Tuesday, April 4, 2017

Steinbeck's prophetic novel

The passage of decades has turned John Steinbeck's The Winter of Our Discontent, a contemporary novel about modern trends when it was published in 1961, into a historical novel, a look back at how American life used to be. Yet I am also struck, reading it now all these years later, at what a prophetic novel it was. Steinbeck had his hand on the pulse of the nation. He seemed to know that the discontent he describes in his characters will sweep the country in the 1960s. He wants to blame President Eisenhower for this, but that seems simplistic. More likely it was caused by the period of peace and prosperity, following years of Depression and war, and the hard moral choices required by these sudden good times.

The novel tells of one man's moral choices. Ethan Allen Hawley works as a grocery store clerk, a situation brought about because his father lost the Hawley family fortune. Every day he hears comments about his family's prosperous past and complaints from his wife and children about their relative poverty.

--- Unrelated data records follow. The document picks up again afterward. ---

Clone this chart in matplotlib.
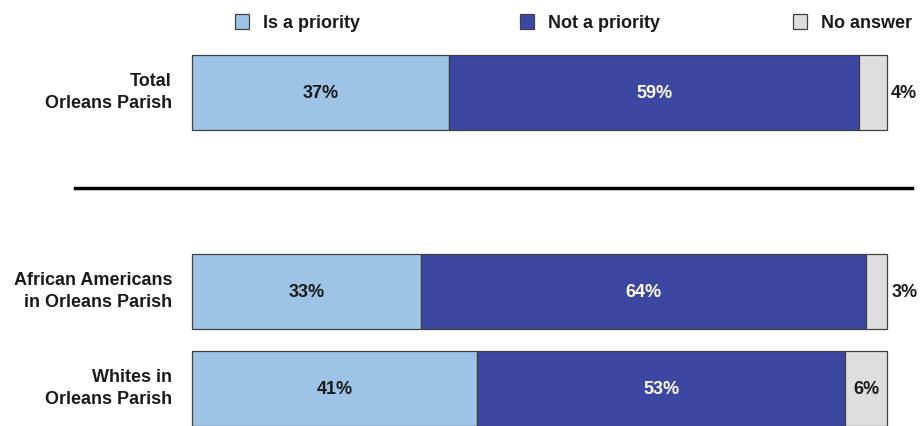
import matplotlib
matplotlib.use("Agg")
import matplotlib.pyplot as plt
from matplotlib.patches import Rectangle

groups = ["Total\nOrleans Parish", "African Americans\nin Orleans Parish", "Whites in\nOrleans Parish"]
is_priority = [37, 33, 41]
not_priority = [59, 64, 53]
no_answer = [4, 3, 6]
series_names = ["Is a priority", "Not a priority", "No answer"]

colors = ["#9DC3E6", "#3B47A0", "#DEDEDE"]
text_colors = ["#1a1a1a", "white", "#1a1a1a"]
edge = "#404040"

W, H = 922, 427
fig = plt.figure(figsize=(W / 100, H / 100), dpi=100)
plt.rcParams['font.family'] = ['Liberation Sans', 'DejaVu Sans']
FS = 13

# axes: x 0..100 mapped to pixels 192..887, y in pixel units from top
x0, x1 = 192, 887
ax = fig.add_axes([x0 / W, 0, (x1 - x0) / W, 1])
ax.set_xlim(0, 100)
ax.set_ylim(H, 0)
ax.axis("off")

ypos = [93.5, 292.5, 389.5]
bh = 75

for i, g in enumerate(groups):
    vals = [is_priority[i], not_priority[i], no_answer[i]]
    left = 0
    for k, v in enumerate(vals):
        ax.barh(ypos[i], v, left=left, height=bh, color=colors[k],
                edgecolor=edge, linewidth=0.9, clip_on=False)
        if k == 2 and v < 5:
            ax.text(left + v + 0.6, ypos[i], f"{v}%", ha="left", va="center",
                    fontsize=FS, fontweight="bold", color="#1a1a1a", clip_on=False)
        else:
            ax.text(left + v / 2, ypos[i], f"{v}%", ha="center", va="center",
                    fontsize=FS, fontweight="bold", color=text_colors[k])
        left += v
    fig.text(172 / W, 1 - (ypos[i] - 1) / H, g, ha="right", va="center",
             fontsize=FS, fontweight="bold", color="#1a1a1a", linespacing=1.33)

# separator line
fig.add_artist(plt.Line2D([75 / W, 912 / W], [1 - 189 / H, 1 - 189 / H],
                          color="black", linewidth=2.5))

# legend
leg_x = [235, 520, 793]
for k, name in enumerate(series_names):
    fig.add_artist(Rectangle((leg_x[k] / W, 1 - 30 / H), 14 / W, 15 / H,
                             facecolor=colors[k], edgecolor=edge, linewidth=0.9,
                             transform=fig.transFigure))
    fig.text((leg_x[k] + 28) / W, 1 - 23 / H, name, ha="left", va="center",
             fontsize=FS, fontweight="bold", color="#1a1a1a")

fig.savefig("out.png", dpi=100)
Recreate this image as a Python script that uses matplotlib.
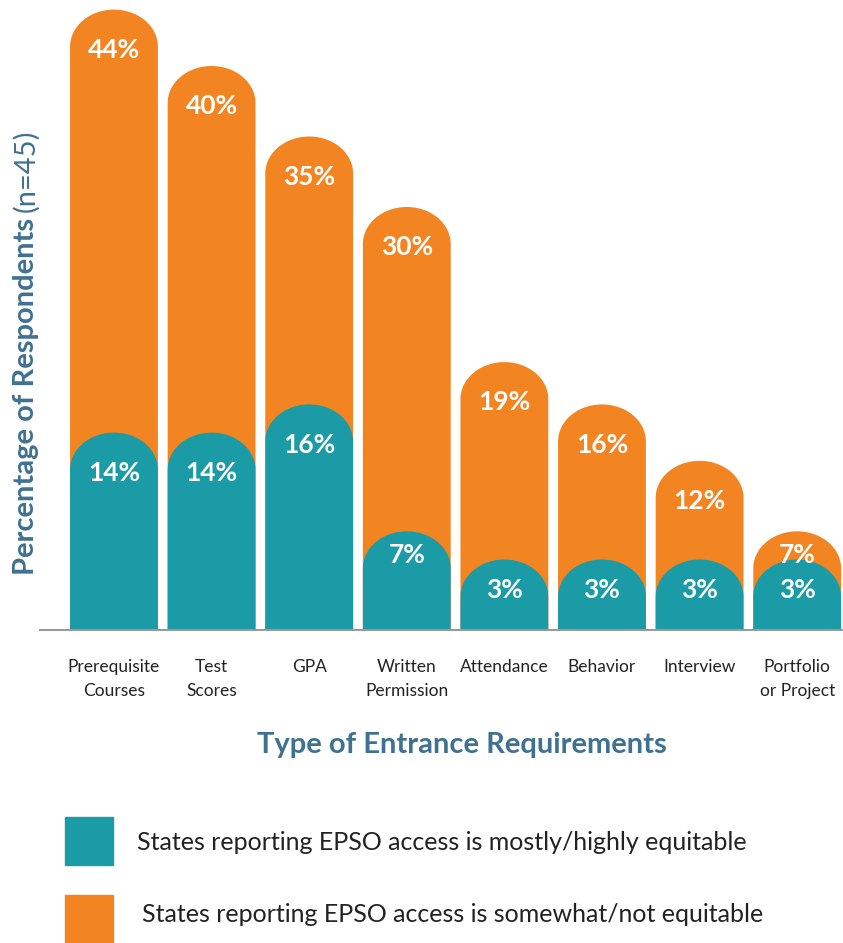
import numpy as np
import matplotlib
matplotlib.use("Agg")
import matplotlib.pyplot as plt
from matplotlib.patches import Polygon, Rectangle

plt.rcParams['font.family'] = ['Lato', 'DejaVu Sans']

categories = ["Prerequisite\nCourses", "Test\nScores", "GPA", "Written\nPermission",
              "Attendance", "Behavior", "Interview", "Portfolio\nor Project"]
not_equitable = [44, 40, 35, 30, 19, 16, 12, 7]
equitable = [14, 14, 16, 7, 3, 3, 3, 3]

orange = "#F28522"
teal = "#1B9BA6"
blue = "#3F7191"

W, H = 843, 943
fig = plt.figure(figsize=(W / 100, H / 100), dpi=100)
ax = fig.add_axes([40 / W, (H - 630) / H, 1 - 40 / W, 630 / H])

ymax = 630 / 14.1
ax.set_ylim(0, ymax)
ax.set_xlim(-0.758, -0.758 + 803 / 97.6)

bar_w = 0.90
cap_h = 37 / 14.1  # height of the rounded top, data units
min_h = 5.0        # short bars get a minimum height so the label fits


def round_bar(x, h, color, z):
    h = max(h, min_h)
    t = np.linspace(0, np.pi, 60)
    xs = x + (bar_w / 2) * np.cos(t)
    ys = (h - cap_h) + cap_h * np.sin(t)
    pts = [(x + bar_w / 2, 0)] + list(zip(xs, ys)) + [(x - bar_w / 2, 0)]
    ax.add_patch(Polygon(pts, closed=True, facecolor=color, edgecolor='none', zorder=z))
    return h


def label_offset(h):
    if h >= 10:
        return 2.85
    if h > min_h:
        return 1.7
    return 2.13


xs = np.arange(len(categories))
for i in xs:
    h1 = round_bar(i, not_equitable[i], orange, 2)
    ax.text(i, h1 - label_offset(h1), f"{not_equitable[i]}%", color='white', fontsize=19,
            fontweight='bold', ha='center', va='center', zorder=5)
    h2 = round_bar(i, equitable[i], teal, 3)
    ax.text(i, h2 - label_offset(h2), f"{equitable[i]}%", color='white', fontsize=19,
            fontweight='bold', ha='center', va='center', zorder=5)

for s in ['top', 'right', 'left']:
    ax.spines[s].set_visible(False)
ax.spines['bottom'].set_color('#9a9a9a')
ax.spines['bottom'].set_linewidth(1.5)
ax.spines['bottom'].set_zorder(6)
ax.set_yticks([])
ax.set_xticks(xs)
ax.set_xticklabels(categories, fontsize=12.5, color='#222222', linespacing=1.6)
ax.tick_params(axis='x', length=0, pad=21)
ax.patch.set_visible(False)

fig.text(462 / W, 1 - 745 / H, "Type of Entrance Requirements", color=blue,
         fontsize=21, fontweight='bold', ha='center', va='center')

# y label: bold part + regular part
t1 = fig.text(26 / W, 1 - 575 / H, "Percentage of Respondents", color=blue,
              fontsize=21, fontweight='bold', rotation=90, ha='center', va='bottom')
fig.canvas.draw()
bb = t1.get_window_extent()
fig.text(26 / W, (bb.y1 + 6) / H, "(n=45)", color=blue, fontsize=21,
         rotation=90, ha='center', va='bottom')

# legend
fig.patches.append(Rectangle((65 / W, 1 - 865 / H), 48 / W, 48 / H, color=teal,
                             transform=fig.transFigure, figure=fig))
fig.patches.append(Rectangle((65 / W, 1 - 943 / H), 48 / W, 48 / H, color=orange,
                             transform=fig.transFigure, figure=fig))
fig.text(137 / W, 1 - 842 / H, "States reporting EPSO access is mostly/highly equitable",
         fontsize=18, color='#222222', ha='left', va='center')
fig.text(142 / W, 1 - 915 / H, "States reporting EPSO access is somewhat/not equitable",
         fontsize=18, color='#222222', ha='left', va='center')

fig.savefig("out.png", dpi=100)
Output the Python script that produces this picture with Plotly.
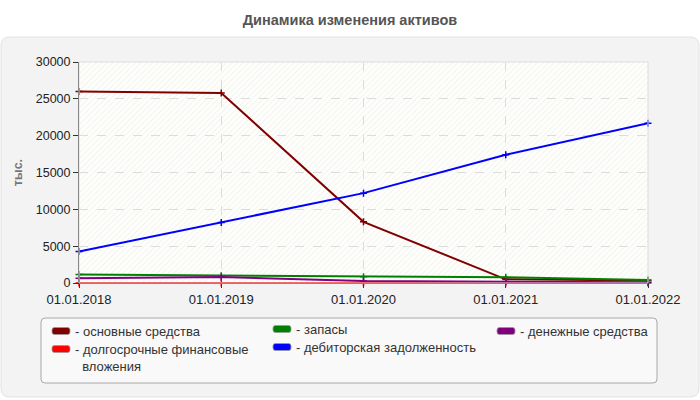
import base64
import plotly.graph_objects as go

dates = ["01.01.2018", "01.01.2019", "01.01.2020", "01.01.2021", "01.01.2022"]
osnovnye = [26000, 25800, 8300, 500, 350]
dolgosrochnye = [0, 0, 0, 0, 0]
zapasy = [1150, 990, 860, 770, 400]
debitorskaya = [4260, 8200, 12200, 17400, 21700]
denezhnye = [640, 800, 260, 200, 100]

names = ["основные средства", "долгосрочные финансовые вложения", "запасы",
         "дебиторская задолженность", "денежные средства"]
colors = ["#800000", "#ff0000", "#008000", "#0000ff", "#800080"]
series = [osnovnye, dolgosrochnye, zapasy, debitorskaya, denezhnye]

W, H = 700, 400
L, R, T, B = 79, 52, 62, 117
pw, ph = W - L - R, H - T - B
FONT = "Liberation Sans, Arial, sans-serif"


def px(x):
    return (x - L) / pw


def py(y):
    return (H - B - y) / ph


def rrect(x0, y0, x1, y1, r):
    p = [
        f"M {px(x0 + r)},{py(y0)}",
        f"L {px(x1 - r)},{py(y0)}",
        f"Q {px(x1)},{py(y0)} {px(x1)},{py(y0 + r)}",
        f"L {px(x1)},{py(y1 - r)}",
        f"Q {px(x1)},{py(y1)} {px(x1 - r)},{py(y1)}",
        f"L {px(x0 + r)},{py(y1)}",
        f"Q {px(x0)},{py(y1)} {px(x0)},{py(y1 - r)}",
        f"L {px(x0)},{py(y0 + r)}",
        f"Q {px(x0)},{py(y0)} {px(x0 + r)},{py(y0)}",
        "Z",
    ]
    return " ".join(p)


fig = go.Figure()
order = [0, 1, 2, 4, 3]
for i in order:
    fig.add_trace(go.Scatter(
        x=dates, y=series[i], name=names[i], mode="lines+markers",
        line=dict(color=colors[i], width=2),
        marker=dict(symbol="cross-thin", size=5, line=dict(color=colors[i], width=1.5)),
        showlegend=False, cliponaxis=False,
    ))

shapes = []
shapes.append(dict(type="path", xref="paper", yref="paper", layer="below",
                   path=rrect(1, 37, 699, 397, 9),
                   fillcolor="#f3f3f3", line=dict(color="#e2e2e2", width=1)))
shapes.append(dict(type="path", xref="paper", yref="paper", layer="below",
                   path=rrect(41, 318, 657, 383, 4),
                   fillcolor="#f9f9f9", line=dict(color="#a8a8a8", width=1)))
shapes.append(dict(type="rect", xref="x domain", yref="y domain", layer="below",
                   x0=0, x1=1, y0=0, y1=1, line=dict(width=0),
                   fillcolor="#fdfdfa"))
shapes.append(dict(type="rect", xref="x domain", yref="y domain", layer="above",
                   x0=0, x1=1, y0=0, y1=1, line=dict(color="#dddddd", width=1),
                   fillcolor="rgba(0,0,0,0)"))

annotations = []
legend_items = [
    (0, 52, 331, 73),
    (1, 52, 349, 73),
    (2, 273, 329, 294),
    (3, 273, 347, 294),
    (4, 497, 331, 518),
]
LFONT = dict(size=13, color="#333333", family=FONT)
for idx, sx, sy, tx in legend_items:
    shapes.append(dict(type="path", xref="paper", yref="paper", layer="above",
                       path=rrect(sx, sy - 3.5, sx + 18, sy + 3.5, 2.5),
                       fillcolor=colors[idx], line=dict(color="#999999", width=0.8)))
    if idx == 1:
        annotations.append(dict(xref="paper", yref="paper", x=px(tx), y=py(sy - 9.5),
                                xanchor="left", yanchor="top", align="left",
                                showarrow=False,
                                text="- долгосрочные финансовые<br>\u00a0\u00a0вложения",
                                font=LFONT))
    else:
        annotations.append(dict(xref="paper", yref="paper", x=px(tx), y=py(sy),
                                xanchor="left", yanchor="middle", showarrow=False,
                                text="- " + names[idx], font=LFONT))

svg = (f'<svg xmlns="http://www.w3.org/2000/svg" width="{pw}" height="{ph}">'
       '<defs><pattern id="p" width="4" height="4" patternUnits="userSpaceOnUse" '
       'patternTransform="rotate(45)"><rect width="4" height="4" fill="#fefefc"/>'
       '<line x1="0" y1="0" x2="0" y2="4" stroke="#eeeee8" stroke-width="1.3"/></pattern></defs>'
       '<rect width="100%" height="100%" fill="url(#p)"/></svg>')
src = "data:image/svg+xml;base64," + base64.b64encode(svg.encode()).decode()

fig.update_layout(
    width=W, height=H,
    margin=dict(l=L, r=R, t=T, b=B),
    paper_bgcolor="white",
    plot_bgcolor="#fdfdfa",
    font=dict(family=FONT, size=12, color="#222222"),
    title=dict(text="<b>Динамика изменения активов</b>", x=0.5, xanchor="center",
               y=1 - 20 / H, yanchor="middle",
               font=dict(size=14.5, color="#555555", family=FONT)),
    shapes=shapes,
    annotations=annotations,
    images=[dict(source=src, xref="x", yref="y", x=0, y=30000,
                 sizex=len(dates) - 1, sizey=30000,
                 xanchor="left", yanchor="top", sizing="stretch", layer="below")],
    showlegend=False,
)
fig.update_xaxes(type="category", range=[0, len(dates) - 1], showline=True,
                 linecolor="#333333", linewidth=1, ticks="outside", ticklen=4,
                 tickcolor="#333333", showgrid=True, gridcolor="#dcdcdc",
                 griddash="dash", tickfont=dict(size=13, color="#222222"),
                 zeroline=False, automargin=False)
fig.update_yaxes(range=[0, 30000], dtick=5000, tickformat="d", showline=True,
                 linecolor="#333333", linewidth=1, ticks="outside", ticklen=5,
                 tickcolor="#333333", showgrid=True, gridcolor="#dcdcdc",
                 griddash="dash", zeroline=False, automargin=False,
                 tickfont=dict(size=12.5, color="#222222"),
                 title=dict(text="<b>тыс.</b>", standoff=10,
                            font=dict(size=12.5, color="#777777", family=FONT)))

fig.write_html("out.html", post_script="document.body.style.margin='0';",
               config={"displayModeBar": False})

It is 1960, and they still do not own a television.

Hawley recalls that as a loyal soldier during the war he had killed enemy soldiers, but he has not killed anyone since then. Killing other men then did not make him an evil man now. Similarly, he reasons, if he can make a small fortune by illegal or immoral means, he can still be a good citizen later when he builds on that fortune and reclaims his place in society. He seriously contemplates robbing the bank next to his store, then finds a way to wealth that will be safer and yet, if anything, more unethical.

Steinbeck structures his plot so that many related elements all happen at once -- an alcoholic friend happens to own the only land in the area suitable for an airport, the owner of the grocery may have entered the United States illegally some 40 years before, town officials are indicted for corruption, Hawley's son enters a national citizenship essay contest and, among other developments, the local banker, whose family may have been responsible for the Hawley family's bankruptcy, is wheeling and dealing to try to build an even larger fortune. That so much happens, even on the same holiday weekend, seems a bit of a stretch, giving The Winter of Our Discontent the feel not so much of a modern novel as of a fable, like so many of Steinbeck's other notable works.